Cost. I didn’t want to require a subscription for this product. I hate paying for subscriptions for things that, engineered well, don’t really need one. I couldn’t charge a one-time fee while running cloud GPUs for processing. It would’ve gotten too expensive.
Availability. This isn’t an app that should need an internet connection. If you’re a paying customer, you should be able to use your software whether your internet is working or not. Whether cloud services are up or not. It’s annoying when AWS goes down and suddenly desktop applications stop working.
Back to Square One
I went back to finding a way to get Demucs running natively on iPad.
After weeks of frustration, I gave up.
The Breakthrough
Then Anthropic released Claude Opus 4.5.
With its help, I was able to convert Demucs to work with Apple’s MLX framework. The model has over 500 tensors and a complex dual-branch architecture with custom STFT handling—not exactly a simple port. But we got it working.

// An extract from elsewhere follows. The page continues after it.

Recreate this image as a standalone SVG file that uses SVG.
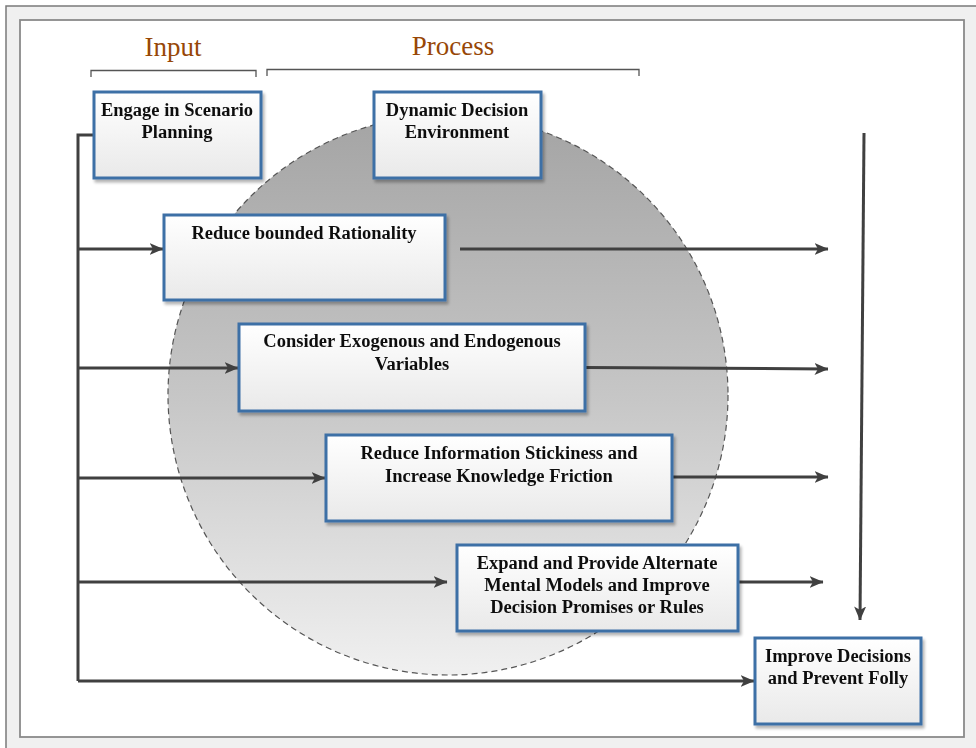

That means the application now runs natively on all devices with Apple Silicon. The M1, M2, M3, and M4 chips in Macs, iPads, and iPhones can all run the neural network directly on the GPU.
It leaves some users out. But it solves all three problems that prevented me from shipping:
- Your audio never leaves your device
- No recurring costs, no subscription needed
- Works offline, forever
Now I have Demucs running in MLX, and my app working on macOS and iOS. The three quality modes—Fastest, Balanced, and Best—give you control over the tradeoff between speed and separation quality.
Was it the path I expected? Not at all. But sometimes the hard way turns out to be the right way.